The usual way is to store length of each segment and then to find out the partial length of a segment you increment t by an epsilon value and calculate the linear distance between the 2 points until you hit your answer. Obviously the smaller your epsilon the better the result you get but it gives surprisingly good results. I used this method for moving at a constant speed along a catmul-rom and you cannot see it speed up and slow down ... it DOES move at a constant speed. Obviously depending on how tight your segments are your epsilon value will need to change but, in general, you can pick a "good enough" epsilon and everything will be fine.

Findinf the answer non-iteratively is INCREDIBLY expensive (I have seen the derivation a while back and it was not pretty ;)). You will have to have a tiny epsilon value to get worse performance ...

Goz
+1  A: 

Another link: Adaptive Subdivision of Bezier Curves in the Anti-Grain Geometry library
is mainly on the different problem of drawing Bezier curves on a grid of pixels with a wide brush, but see the very end.
(Added:) Antigrain also has a lovely examples/bspline.cpp in which you can move knots and vary the number of intermediate points.

Denis
I just recently heard about the AGG library, but I'm very impressed with it.
tfinniga
+1  A: 

Goz's answer is accurate - here's a related discussion about length of Bezier curves. The summary of the posters was that it's less computation (and much simpler) to do an approximation than compute the exact answer. This is applicable because you can change the basis of parametric splines, so you could convert the Catmull-Rom curve to Bezier segments.

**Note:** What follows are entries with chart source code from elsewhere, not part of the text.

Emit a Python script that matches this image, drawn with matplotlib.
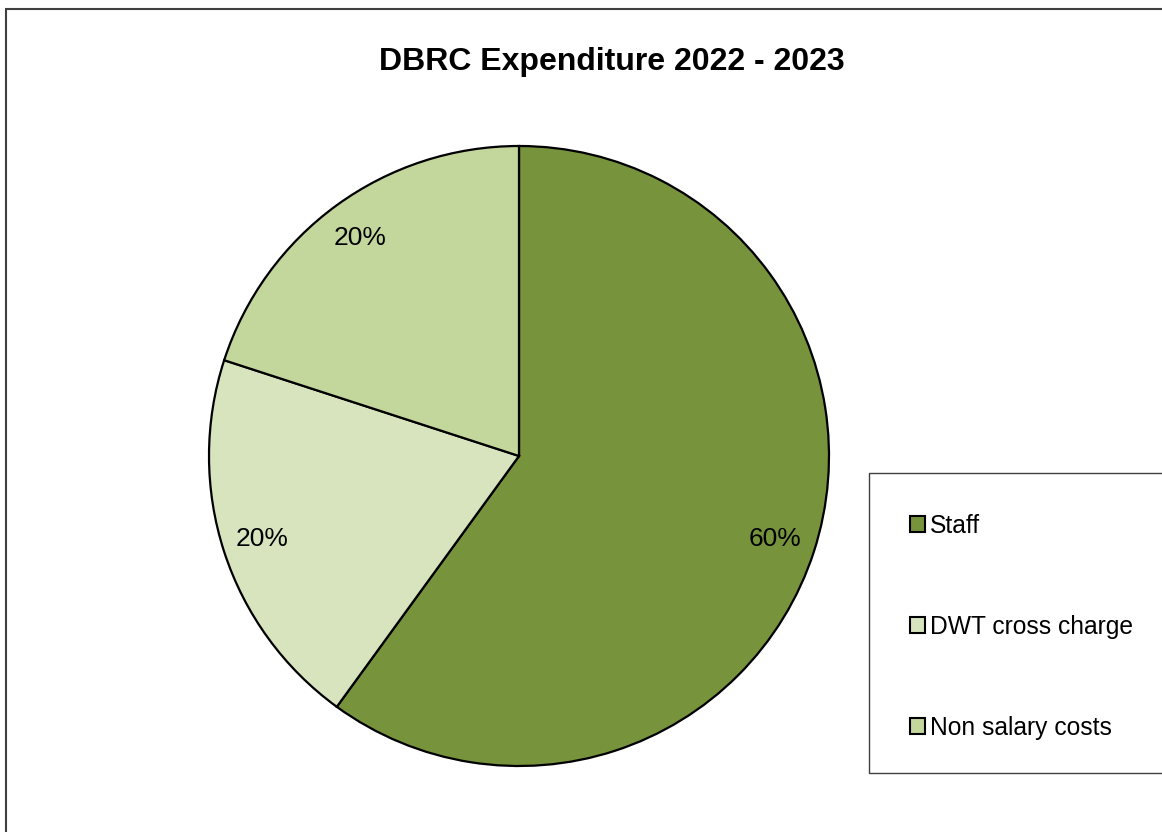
import matplotlib
matplotlib.use("Agg")
import matplotlib.pyplot as plt
from matplotlib.patches import Rectangle

plt.rcParams['font.family'] = ['Liberation Sans', 'DejaVu Sans']

categories = ["Staff", "DWT cross charge", "Non salary costs"]
values = [60, 20, 20]
colors = ["#77933C", "#D7E4BD", "#C3D69B"]
title = "DBRC Expenditure 2022 - 2023"

W, H = 1162, 832
fig = plt.figure(figsize=(W / 100, H / 100), dpi=100)
ax = fig.add_axes([0, 0, 1, 1])

wedges, texts, autotexts = ax.pie(
    values, colors=colors, startangle=90, counterclock=False,
    center=(519, H - 456), radius=310,
    autopct=lambda p: f"{p:.0f}%", pctdistance=0.87,
    wedgeprops=dict(edgecolor="black", linewidth=1.6),
    textprops=dict(fontsize=19, color="black"),
)
ax.set_xlim(0, W)
ax.set_ylim(0, H)
ax.set_aspect('auto')
ax.axis('off')

# outer chart border
fig.patches.append(Rectangle((6 / W, -0.1), 1.2, (H - 9) / H + 0.1, transform=fig.transFigure,
                             fill=False, edgecolor="#404040", linewidth=1.5))
# legend box
fig.patches.append(Rectangle((869 / W, (H - 773) / H), 1.0, 300 / H, transform=fig.transFigure,
                             fill=False, edgecolor="#404040", linewidth=1.0))

fig.text(612 / W, 1 - 62 / H, title, ha="center", va="center", fontsize=23, fontweight="bold")

leg = fig.legend(wedges, categories, loc="upper left",
                 bbox_to_anchor=(910 / W, 1 - 514 / H), frameon=False,
                 fontsize=17.7, handlelength=0.62, handleheight=0.62,
                 handletextpad=0.2, labelspacing=3.13, borderpad=0, borderaxespad=0)
for h in leg.legend_handles:
    h.set_edgecolor("black")
    h.set_linewidth(1.5)

fig.savefig("out.png", dpi=100)
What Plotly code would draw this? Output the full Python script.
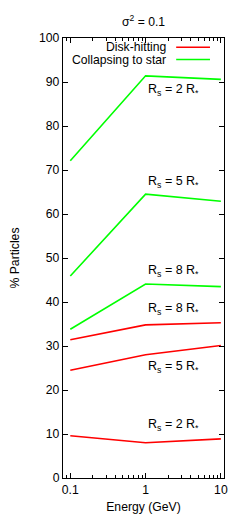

For approximation, you're basically breaking it into primitives with simple analytical length, then summing all of the simple lengths. While most people use line segments, you do tend to have shrinkage. You can minimize the error by using small segments, but your approximation will always be less than the true length for non-linear curves.

If you need more accuracy there's a paper from jgt that discusses how to use circles as your approximation primitives, which is apparently faster/more accurate but not much harder to implement. They include a sample C implementation.